Brexit: AB Londra'ya elini uzattı
AB baş müzakerecisi Michel Barnier pazartesi günü attığı bir tweette, AB'nin Londra'yla serbest ticaret müzakerelerini 'her konuda ve antlaşma metinlerine dayanarak' daha yoğun olarak sürdürmeye hazır olduğunu açıkladı. Böylece arada durma noktasına gelen müzakereler devam edecek gibi görünüyor. Ancak yıl sonuna kadar kalan sürede imzalanmaya hazır bir uzlaşı sağlanabilir mi?

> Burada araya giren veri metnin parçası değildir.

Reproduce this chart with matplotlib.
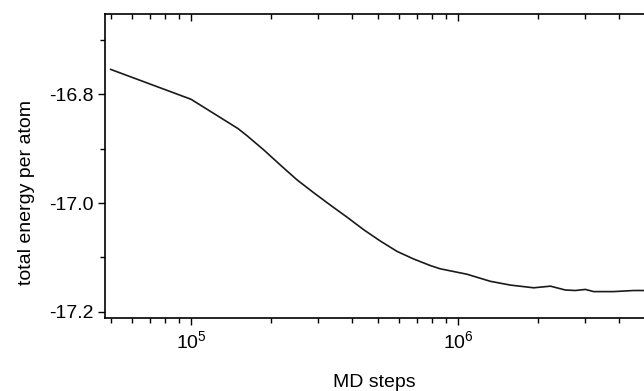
import matplotlib
matplotlib.use("Agg")
import matplotlib.pyplot as plt
from matplotlib.ticker import LogLocator, MultipleLocator, FormatStrFormatter

# MD steps vs total energy per atom
md_steps = [5.0e4, 1.0e5, 1.5e5, 1.62e5, 1.87e5, 2.16e5, 2.49e5, 2.88e5,
            3.33e5, 3.84e5, 4.43e5, 5.12e5, 5.91e5, 6.82e5, 7.87e5, 8.57e5,
            1.08e6, 1.32e6, 1.57e6, 1.92e6, 2.22e6, 2.52e6, 2.75e6, 3.0e6,
            3.22e6, 3.83e6, 4.55e6, 4.98e6]
energy = [-16.754, -16.809, -16.863, -16.876, -16.902, -16.930, -16.957,
          -16.981, -17.004, -17.026, -17.049, -17.070, -17.089, -17.103,
          -17.115, -17.121, -17.131, -17.144, -17.151, -17.156, -17.153,
          -17.160, -17.161, -17.159, -17.163, -17.163, -17.161, -17.161]

plt.rcParams["font.family"] = ["Liberation Sans", "DejaVu Sans"]
plt.rcParams["mathtext.fontset"] = "custom"
plt.rcParams["mathtext.rm"] = "Liberation Sans"
plt.rcParams["mathtext.it"] = "Liberation Sans"

fig = plt.figure(figsize=(6.44, 3.91), dpi=100)
# right edge of the frame lies just past the picture, as in the reference
ax = fig.add_axes([105 / 644, 1 - 318 / 391, 555 / 644, (318 - 14) / 391])

ax.plot(md_steps, energy, color="#1a1a1a", lw=1.2)

ax.set_xscale("log")
ax.set_xlim(4.76e4, 5.71e6)
ax.set_ylim(-17.2116, -16.652)

ax.xaxis.set_major_locator(LogLocator(base=10))
ax.xaxis.set_minor_locator(LogLocator(base=10, subs=range(2, 10)))
ax.yaxis.set_major_locator(MultipleLocator(0.2))
ax.yaxis.set_minor_locator(MultipleLocator(0.1))
ax.yaxis.set_major_formatter(FormatStrFormatter("%.1f"))

# bottom/left ticks outward, top ticks inward
ax.tick_params(which="major", length=5, width=1, labelsize=14, direction="out")
ax.tick_params(which="minor", length=3.5, width=1, direction="out")
ax.tick_params(axis="x", which="both", top=True)
for t in ax.xaxis.get_major_ticks() + ax.xaxis.get_minor_ticks():
    t.tick2line.set_marker(3)  # downward tick on top

for s in ax.spines.values():
    s.set_linewidth(1.2)

ax.set_xlabel("MD steps", fontsize=14)
ax.set_ylabel("total energy per atom", fontsize=14)
ax.xaxis.set_label_coords(0.486, -0.184)
ax.yaxis.set_label_coords(-0.126, 0.414)

fig.savefig("out.png", dpi=100)
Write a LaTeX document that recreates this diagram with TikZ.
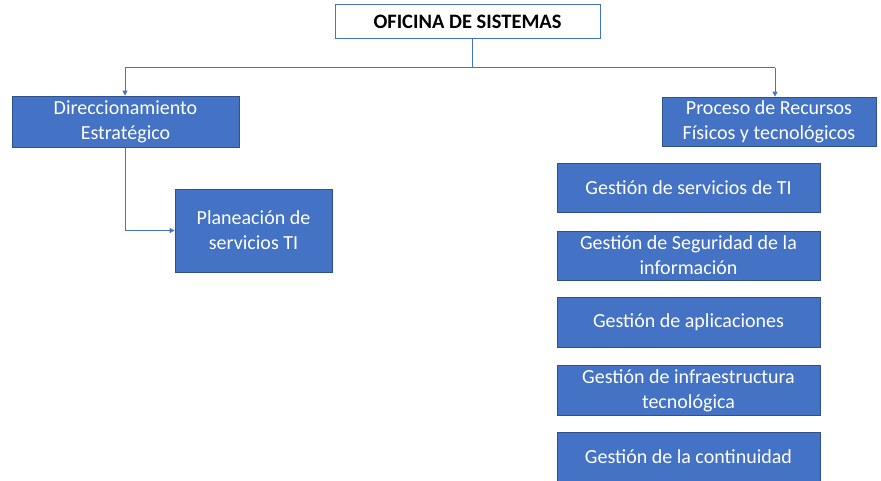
\documentclass[tikz,border=0pt]{standalone}
\usepackage{fontspec}
\setmainfont{Carlito}
\usetikzlibrary{arrows.meta}
\definecolor{boxblue}{HTML}{4472C4}
\definecolor{boxedge}{HTML}{2F528F}
\begin{document}
\begin{tikzpicture}[x=1pt,y=-1pt,
  bluebox/.style={draw=boxedge,fill=boxblue,line width=0.8pt,text=white,align=center,
    inner sep=0pt,font=\fontsize{20}{25}\selectfont},
  conn/.style={draw=boxblue,line width=1pt},
  arr/.style={conn,-{Triangle[length=5pt,width=5pt]}}]
\useasboundingbox (0,0) rectangle (881,481);
\node[draw=boxblue,fill=white,line width=1pt,minimum width=265pt,minimum height=34pt,inner sep=0pt,
  font=\fontsize{20.5}{24}\selectfont\bfseries] (top) at (467.5,22) {OFICINA DE SISTEMAS};
\node[bluebox,minimum width=227pt,minimum height=51pt] (dir) at (125.5,121.5) {Direccionamiento\\Estratégico};
\node[bluebox,minimum width=157pt,minimum height=83pt] (plan) at (253.5,230.5) {Planeación de\\servicios TI};
\node[bluebox,minimum width=214pt,minimum height=49pt] (proc) at (769,121.5) {Proceso de Recursos\\Físicos y tecnológicos};
\node[bluebox,minimum width=263pt,minimum height=49pt] (g1) at (688.5,187.5) {Gestión de servicios de TI};
\node[bluebox,minimum width=263pt,minimum height=49pt] (g2) at (688.5,255.5) {Gestión de Seguridad de la\\información};
\node[bluebox,minimum width=263pt,minimum height=50pt] (g3) at (688.5,322.5) {Gestión de aplicaciones};
\node[bluebox,minimum width=263pt,minimum height=50pt] (g4) at (688.5,390.5) {Gestión de infraestructura\\tecnológica};
\node[bluebox,minimum width=263pt,minimum height=49pt] (g5) at (688.5,456.5) {Gestión de la continuidad};
\coordinate (j) at (472,68);
\coordinate (lt) at (125,68);
\coordinate (rt) at (775,68);
\draw[conn] (j |- top.south) -- (j);
\draw[conn] (lt) -- (rt);
\draw[arr] (lt) -- (lt |- dir.north);
\draw[arr] (rt) -- (rt |- proc.north);
\draw[arr] (lt |- dir.south) |- (plan.west);
\end{tikzpicture}
\end{document}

Balık karşılığı sübvansiyon
The Daily Telegraph, iki tarafın da kabul edebileceği bir anlaşmanın çerçevesini çiziyor:
“Hala mümkün görünen uzlaşı şöyle işleyecek: Birleşik Krallık AB'ye balıkçılık konusunda belli haklar verecek. Ancak bu haklar şu anda AB ülkelerinin sahip oldukları haklar kadar kapsamlı olmayacak. [Londra'nın Britanyalı şirketlere] Devlet desteği konusunda bağımsız bir kurumun uzlaşmazlıkları gidereceği bir mekanizma oluşturulacak. İhlaller olması durumunda önceden kararlaştırılan ve pazara girişi kısıtlayan bir süreç başlatılacak. Bütün bunlar Birleşik Krallık'ın ve AB'nin müzakerelerde aldıkları pozisyonlarla örtüşmüyor. Ama bu şekilde uzlaşmak tarafların ikisine de, karşı tarafın taviz verdiğini iddia etme imkanı sağlayacak.”

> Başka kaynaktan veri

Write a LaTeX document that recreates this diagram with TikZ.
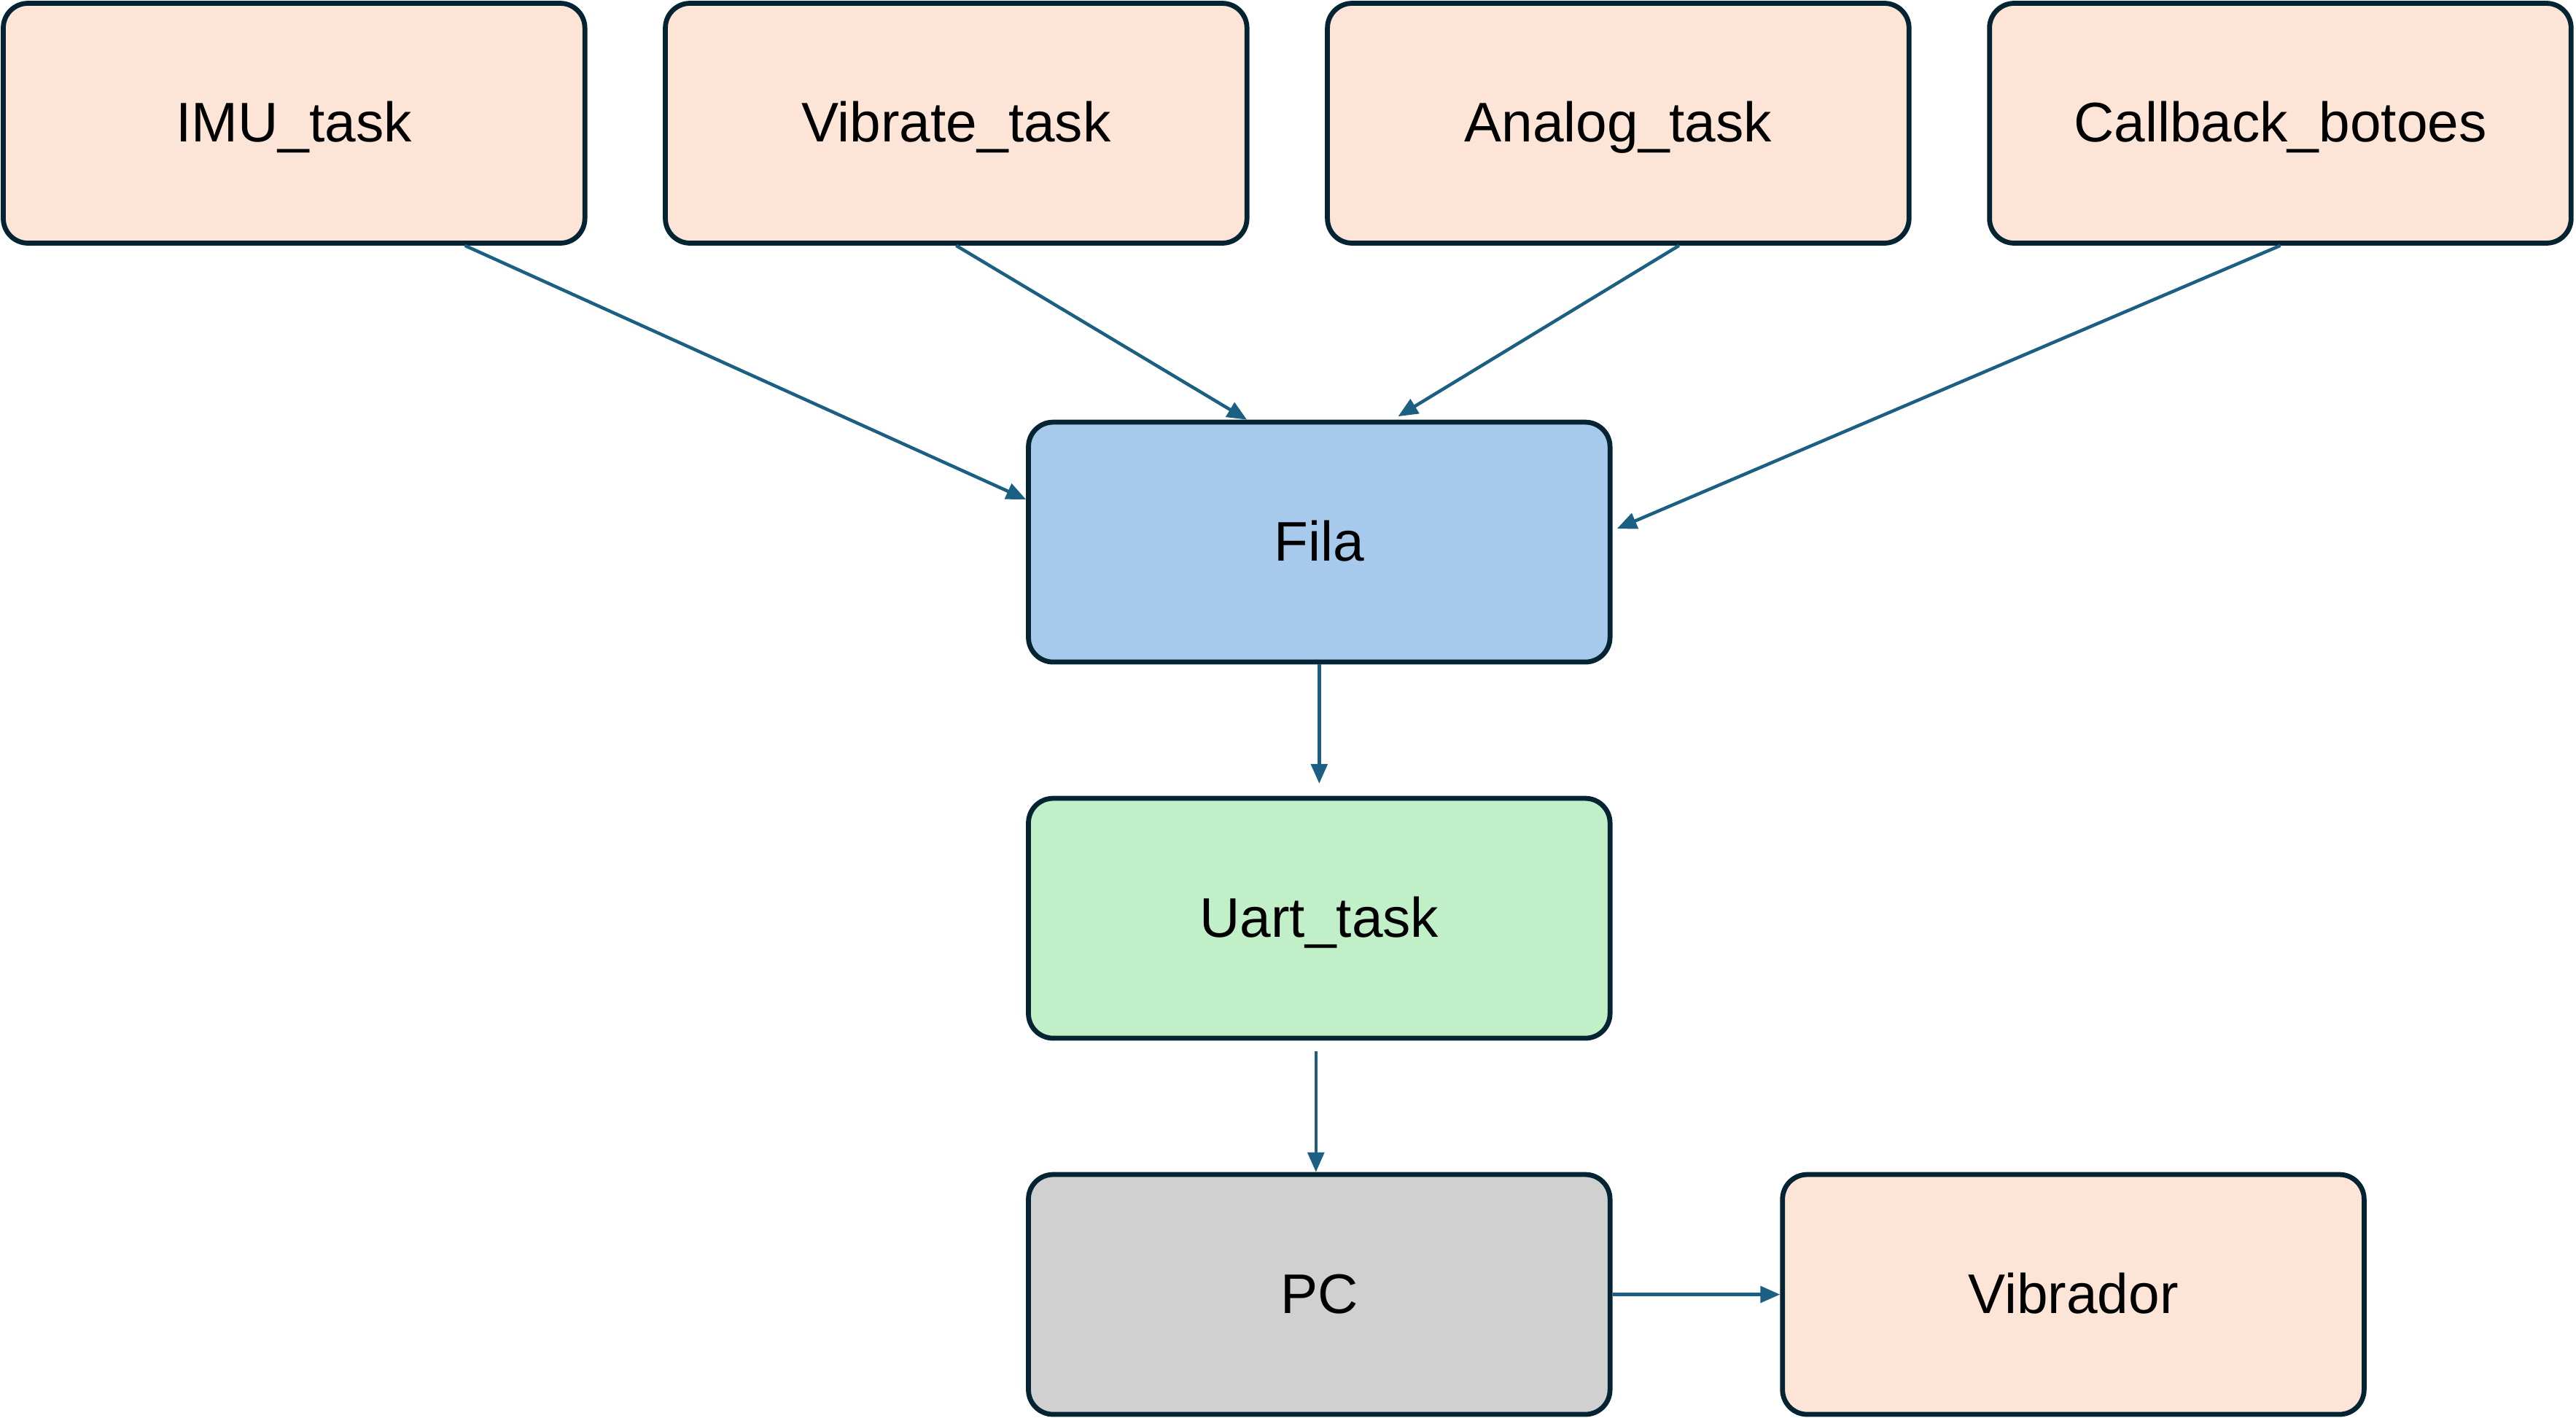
\documentclass[tikz,border=0pt]{standalone}
\usepackage{fontspec}
\setmainfont{Liberation Sans}
\usetikzlibrary{positioning,arrows.meta}
\definecolor{boxline}{HTML}{042433}
\definecolor{fleblue}{HTML}{1B5F82}
\definecolor{taskpeach}{HTML}{FCE4D6}
\definecolor{filablue}{HTML}{A6C9EC}
\definecolor{uartgreen}{HTML}{C1F0C8}
\definecolor{pcgray}{HTML}{D0D0D0}

\begin{document}
\begin{tikzpicture}[
  x=0.5pt, y=-0.5pt,
  font=\fontsize{17}{20}\selectfont,
  box/.style={draw=boxline, line width=1.5pt, rounded corners=7.5pt,
              minimum width=177pt, minimum height=73pt, align=center,
              text height=12.5pt, text depth=1pt},
  task/.style={box, fill=taskpeach},
  fila/.style={box, fill=filablue},
  uart/.style={box, fill=uartgreen},
  pc/.style={box, fill=pcgray},
  fleche/.style={-{Triangle[length=6pt,width=5pt]}, draw=fleblue, line width=1pt},
  node distance=23pt]

\useasboundingbox (0,0) rectangle (1568,863);

% tarefas
\node[task] (imu) at (179,75) {IMU\_task};
\node[task, right=of imu] (vib) {Vibrate\_task};
\node[task, right=of vib] (analog) {Analog\_task};
\node[task, right=of analog] (botoes) {Callback\_botoes};

\node[fila] (fila) at (803,330) {Fila};
\node[uart] (uart) at (803,559) {Uart\_task};
\node[pc] (pc) at (803,788) {PC};
\node[task] (vibrador) at (1262,788) {Vibrador};

\draw[fleche] ([xshift=52pt]imu.south) -- ([yshift=13pt]fila.west);
\draw[fleche] (vib.south) -- ([xshift=-22pt]fila.north);
\draw[fleche] ([xshift=18.5pt]analog.south) -- ([xshift=24pt,yshift=1pt]fila.north);
\draw[fleche, shorten >=1.5pt] (botoes.south) -- ([yshift=3.5pt]fila.east);
\draw[fleche, shorten >=3.75pt] (fila.south) -- (uart.north);
\draw[fleche, shorten <=3.25pt] ([xshift=-1pt]uart.south) -- ([xshift=-1pt]pc.north);
\draw[fleche] (pc.east) -- (vibrador.west);
\end{tikzpicture}
\end{document}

İşbirliği Brüksel için de daha iyi bir yol
Avrupa parlamenteri Iuliu Winkler (Avrupa Halk Partisi) Spotmedia'da konuk yazar olarak kaleme aldığı yazıda, anlaşma mutlaka olmalı, diyor:
“Aksi halde [anlaşmasız Brexit'ten] etkilenen ilk sektör gıda olur. Her iki pazarda da fiyat artışları yaşanır ve ürünleri daha pahalı olan kimi ihracatçılar rekabet edemeyecekleri için her ihtimale hazırlıklı olmak zorunda kalır.. ... Önümüzdeki birkaç hafta içinde bir mucize olsa ve AB, üye ülkeler ve Birleşik Krallık arasında -mükemmel olmasa da- ortaklığı garanti eden bir anlaşma imzalansa çok iyi olur. Ortak tarihimiz ve ekonomimiz, ortak ticaret ve finans sektörlerimiz, sosyal ve kültürel bağlarımız rekabeti değil, gelecekteki işbirliğini destekleyen argümanlar.”
Umarız sağduyu galip gelir
Birleşik Krallık AB'nin uzattığı eli tutmalı, diyor Handelsblatt Londra muhabiri Carsten Volkery:
“Sınırların zorlandığı zamanlar geride kaldı. Şimdi önemli olan, ortak bir ticaret anlaşmasında karar kılmak. İki tarafın tahminlerine göre imzaya hazır bir metnin hazırlanması için birkaç haftalık süre var sadece. Dikkatler bu konuya yoğunlaşmazsa, sonunda anlaşmasız kalmak işten bile değil. Buysa iki tarafın da istemediği bir sonuç olur. Ne yazık ki başbakanlıkta, AB'yle anlaşmamak için fırsat kollayan [ayrılık taraftarı] 'Vote Leave' kampanyasının kimi eski kurtları belirleyici durumda. Referandumlarda başarılı olmak için bu dürtü biçilmiş kaftandır. Serbest ticaret görüşmelerinde ise diploması gerekir.”
Yanlışlıkla bir anlaşmasızlık olmasın
AB de tehlikeli bir boyut kazanan müzakerelerin sorumlusudur, diyor Le Monde'un Büyük Britanya muhabiri Eric Albert:
“Avrupa, Britanyalılara AB iç pazarına girmek için Kanadalıların sahip olduğu koşulları sağlamamakta direniyor. Hangi gerekçeyle? Resmiyette durum farklı, çünkü Büyük Britanya çok daha yakın ve daha büyük bir ekonomi. Bu doğru ama zayıf bir gerekçe. ... Uzlaşma sağlanamazsa [AB'li balıkçılar] Britanya avlanma sahasına giremeyecek. Tarafların zamana oynaması eski bir müzakere taktiğidir. Önemli konular zaten karara bağlanmışken, üstelik bir de pandeminin ortasında değer mi buna? Yersiz bir sözün ya da beklenmedik bir gelişmenin yanlışlıkla anlaşmasızlıkla sonuçlanması çok yazık olur.”